The Cordra Neo4j indexer gives all nodes in Neo4j the label “CordraObject”. As a result of this you can see the graph of all CordraObjects with the Neo4j query:
MATCH (n:CordraObject) RETURN n;
When you add the jar as a “java” payload to the design object a number of static operations (aka static type methods) will be added to the design object. You can see these in the Cordra UI by going to the design object by selecting Admin->Design Object… then click the “Methods” tab:
“reloadNeo4jConfig”: If you invoke this method the “neo4jConfig” JSON payload will be read and the connection to Neo4j will be reinitialized using that configuration. This allows you to change the configuration payload without needing to restart Cordra.

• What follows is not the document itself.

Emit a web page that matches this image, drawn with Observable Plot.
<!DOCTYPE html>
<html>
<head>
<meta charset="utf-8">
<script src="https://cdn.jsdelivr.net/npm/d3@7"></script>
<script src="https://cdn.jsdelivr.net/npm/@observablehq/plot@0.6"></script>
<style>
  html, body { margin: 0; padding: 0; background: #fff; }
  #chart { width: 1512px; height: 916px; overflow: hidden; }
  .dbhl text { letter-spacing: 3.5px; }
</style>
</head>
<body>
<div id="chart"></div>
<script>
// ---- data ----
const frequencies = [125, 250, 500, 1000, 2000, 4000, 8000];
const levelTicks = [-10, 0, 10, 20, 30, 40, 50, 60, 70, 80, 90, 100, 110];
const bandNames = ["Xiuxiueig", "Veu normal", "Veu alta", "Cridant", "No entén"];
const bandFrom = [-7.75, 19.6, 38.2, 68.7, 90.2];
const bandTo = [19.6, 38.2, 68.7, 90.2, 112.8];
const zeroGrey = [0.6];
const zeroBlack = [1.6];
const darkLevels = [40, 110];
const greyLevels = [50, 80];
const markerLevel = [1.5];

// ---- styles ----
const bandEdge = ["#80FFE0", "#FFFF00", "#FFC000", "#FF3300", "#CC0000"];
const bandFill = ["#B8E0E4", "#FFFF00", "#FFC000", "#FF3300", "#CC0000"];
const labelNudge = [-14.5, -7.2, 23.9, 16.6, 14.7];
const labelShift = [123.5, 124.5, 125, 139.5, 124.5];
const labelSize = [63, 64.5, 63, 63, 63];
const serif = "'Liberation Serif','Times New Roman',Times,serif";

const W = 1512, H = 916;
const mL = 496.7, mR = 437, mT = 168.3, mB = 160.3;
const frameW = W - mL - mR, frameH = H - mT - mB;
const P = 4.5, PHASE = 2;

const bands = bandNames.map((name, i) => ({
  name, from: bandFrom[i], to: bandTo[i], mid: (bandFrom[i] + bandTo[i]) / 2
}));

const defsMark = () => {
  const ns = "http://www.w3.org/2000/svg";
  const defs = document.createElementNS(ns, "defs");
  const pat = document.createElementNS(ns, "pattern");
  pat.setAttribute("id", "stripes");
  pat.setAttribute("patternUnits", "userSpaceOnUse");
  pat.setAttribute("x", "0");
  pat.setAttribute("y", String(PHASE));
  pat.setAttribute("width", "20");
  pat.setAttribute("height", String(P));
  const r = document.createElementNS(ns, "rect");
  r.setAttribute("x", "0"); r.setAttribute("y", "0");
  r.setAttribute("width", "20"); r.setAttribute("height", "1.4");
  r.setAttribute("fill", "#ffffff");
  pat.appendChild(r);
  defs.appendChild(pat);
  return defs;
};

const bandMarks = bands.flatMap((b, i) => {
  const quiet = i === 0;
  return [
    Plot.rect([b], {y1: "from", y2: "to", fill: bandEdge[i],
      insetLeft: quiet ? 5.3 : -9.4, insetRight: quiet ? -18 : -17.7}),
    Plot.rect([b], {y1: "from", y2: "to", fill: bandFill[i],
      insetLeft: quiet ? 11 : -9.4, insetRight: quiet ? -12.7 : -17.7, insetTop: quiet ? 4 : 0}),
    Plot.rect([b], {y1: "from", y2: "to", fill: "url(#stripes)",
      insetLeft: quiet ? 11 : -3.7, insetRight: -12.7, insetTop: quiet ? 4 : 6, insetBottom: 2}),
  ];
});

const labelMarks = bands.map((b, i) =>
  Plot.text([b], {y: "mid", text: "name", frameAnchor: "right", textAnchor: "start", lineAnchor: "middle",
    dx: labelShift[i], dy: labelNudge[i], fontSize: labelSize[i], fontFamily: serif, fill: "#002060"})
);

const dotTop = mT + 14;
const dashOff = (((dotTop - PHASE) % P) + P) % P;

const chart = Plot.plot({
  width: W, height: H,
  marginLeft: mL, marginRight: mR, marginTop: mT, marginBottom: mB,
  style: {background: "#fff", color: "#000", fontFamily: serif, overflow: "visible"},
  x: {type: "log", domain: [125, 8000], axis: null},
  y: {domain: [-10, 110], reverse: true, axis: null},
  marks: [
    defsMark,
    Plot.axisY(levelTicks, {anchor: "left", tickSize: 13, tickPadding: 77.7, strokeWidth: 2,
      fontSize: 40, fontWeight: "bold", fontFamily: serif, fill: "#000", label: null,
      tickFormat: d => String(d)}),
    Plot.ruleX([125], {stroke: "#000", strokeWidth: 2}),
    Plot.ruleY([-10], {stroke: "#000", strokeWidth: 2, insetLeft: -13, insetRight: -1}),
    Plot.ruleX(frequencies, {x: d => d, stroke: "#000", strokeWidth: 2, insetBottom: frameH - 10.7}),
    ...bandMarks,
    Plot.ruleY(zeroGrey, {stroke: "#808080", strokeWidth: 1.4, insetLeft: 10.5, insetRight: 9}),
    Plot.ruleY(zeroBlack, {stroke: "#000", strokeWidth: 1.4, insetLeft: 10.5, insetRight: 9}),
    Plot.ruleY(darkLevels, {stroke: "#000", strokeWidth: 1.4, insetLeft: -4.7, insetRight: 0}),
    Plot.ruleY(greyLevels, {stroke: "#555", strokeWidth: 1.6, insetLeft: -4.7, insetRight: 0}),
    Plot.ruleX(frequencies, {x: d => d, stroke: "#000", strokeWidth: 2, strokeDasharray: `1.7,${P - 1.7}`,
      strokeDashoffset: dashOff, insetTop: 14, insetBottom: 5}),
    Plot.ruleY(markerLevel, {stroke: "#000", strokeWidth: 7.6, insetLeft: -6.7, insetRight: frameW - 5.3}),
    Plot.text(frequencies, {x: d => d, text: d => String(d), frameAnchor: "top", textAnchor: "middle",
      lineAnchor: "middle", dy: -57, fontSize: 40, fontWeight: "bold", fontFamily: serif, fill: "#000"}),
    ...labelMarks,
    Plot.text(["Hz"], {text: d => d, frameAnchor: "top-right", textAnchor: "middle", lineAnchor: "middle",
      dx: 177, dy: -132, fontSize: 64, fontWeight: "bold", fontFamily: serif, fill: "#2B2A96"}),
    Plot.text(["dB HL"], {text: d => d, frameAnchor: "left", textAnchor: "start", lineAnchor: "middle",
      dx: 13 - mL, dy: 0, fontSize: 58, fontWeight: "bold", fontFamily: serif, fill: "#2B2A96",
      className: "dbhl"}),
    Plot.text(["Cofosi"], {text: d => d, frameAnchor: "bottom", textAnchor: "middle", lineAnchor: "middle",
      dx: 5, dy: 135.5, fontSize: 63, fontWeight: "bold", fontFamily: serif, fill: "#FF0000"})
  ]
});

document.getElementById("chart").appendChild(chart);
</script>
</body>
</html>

“deleteInNeo4j”: Accepts an “id” attribute for the single object that should be deleted from the Neo4j index. Note that the delete operation will fail if there are other nodes that have relationships pointing at the node being deleted.

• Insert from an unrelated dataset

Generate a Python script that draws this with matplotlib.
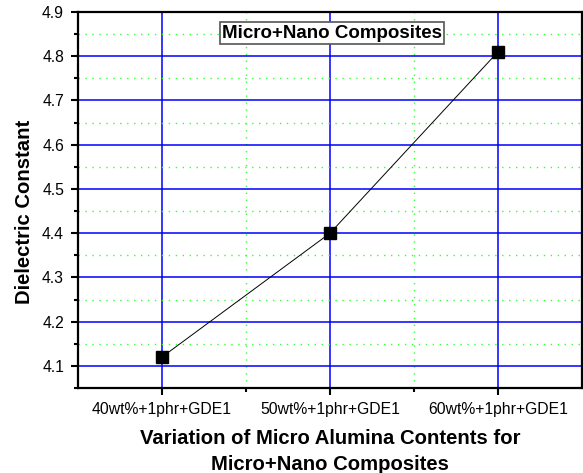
import matplotlib.pyplot as plt
from matplotlib.ticker import MultipleLocator, FixedLocator

plt.rcParams['font.family'] = ['Liberation Sans', 'DejaVu Sans']

samples = ['40wt%+1phr+GDE1', '50wt%+1phr+GDE1', '60wt%+1phr+GDE1']
dielectric = [4.12, 4.40, 4.81]
positions = [1, 2, 3]

fig = plt.figure(figsize=(5.83, 4.73), dpi=100)
ax = fig.add_axes([78 / 583, 1 - 388 / 473, 504 / 583, 376 / 473])

ax.plot(positions, dielectric, color='black', lw=0.7, marker='s',
        markersize=8, markerfacecolor='black', markeredgecolor='black', zorder=5)

ax.set_xlim(0.5, 3.5)
ax.set_ylim(4.05, 4.9)

ax.xaxis.set_major_locator(FixedLocator(positions))
ax.xaxis.set_minor_locator(FixedLocator([1.5, 2.5]))
ax.set_xticklabels(samples)
ax.yaxis.set_major_locator(MultipleLocator(0.1))
ax.yaxis.set_minor_locator(MultipleLocator(0.05))
ax.yaxis.set_major_formatter(plt.FormatStrFormatter('%.1f'))

ax.grid(which='major', color='#0000ff', lw=1.1, ls='-')
ax.grid(which='minor', color='#33ff33', lw=1.0, ls=(0, (1, 4)))
ax.set_axisbelow(True)

ax.tick_params(which='major', direction='out', length=5, width=1.5, labelsize=11.3, pad=5)
ax.tick_params(which='minor', direction='out', length=3, width=1.5)
for s in ax.spines.values():
    s.set_linewidth(1.6)

ax.set_ylabel('Dielectric Constant', fontsize=14.6, fontweight='bold')
ax.yaxis.set_label_coords(-0.087, 0.468)
ax.set_xlabel('Variation of Micro Alumina Contents for\nMicro+Nano Composites',
              fontsize=14.6, fontweight='bold', labelpad=9, linespacing=1.45)

ax.text(0.504, 0.944, 'Micro+Nano Composites', transform=ax.transAxes,
        ha='center', va='center', fontsize=13.5, fontweight='bold',
        bbox=dict(boxstyle='square,pad=0.12', fc='white', ec='#555555', lw=1.2), zorder=6)

fig.savefig('out.png', dpi=100)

“deleteAllInNeo4j”: Removes all Cordra object nodes and relationships from the Neo4j index.
“searchNeo4j”: Accepts a “query” attribute that is expected to contain a query in the Cypher query syntax. This query is passed to the Neo4j index and the full response is returned as JSON.
Neo4j does not permit creating relationships if the nodes on both sides of the relationship do not exist. For example if you have A->B and you try and index A before indexing B the operation will fail. The same is true if you have A->B and B->A. The solution to this is to index objects in two passes, first to create the nodes in the index and then a second pass to create the relationship.
This project provides a number of custom operations that allow you to instruct Cordra to reindex its objects in Neo4j. These operations will either perform the reindex in two passes, indicated by the name of the operation, or they will accept a boolean attribute “includeRelationships” which defaults to true. If you are using on of the operations that accepts “includeRelationships” you will need to invoke the operation twice, first with “includeRelationships”:false and then again with “includeRelationships”:true.
“reindexAllInNeo4jTwoPass”: Reindexes all Cordra objects into Neo4j in two passes, first just the nodes and then the nodes with relationships.
“reindexAllInNeo4j”: Reindexes all Cordra objects into Neo4j in a single pass. Accepts a boolean attribute “includeRelationships” which defaults to true.
“reindexQueryResultsInNeo4jTwoPass”: Accepts a “query” attribute. This is a Lucene query that is applied to Cordra index. The results are indexed into Neo4j in two passes, first just the nodes and then the nodes with relationships.
“reindexQueryResultsInNeo4jTwoPass”: Accepts a “query” attribute. This is a Lucene query that is applied to Cordra index. The results are indexed into Neo4j in a single pass. Accepts a boolean attribute “includeRelationships” which defaults to true.
“reindexOneInNeo4j”: Accepts an “id” attribute and boolean attribute “includeRelationships”. This operation will reindex the object specified in the “id” attribute.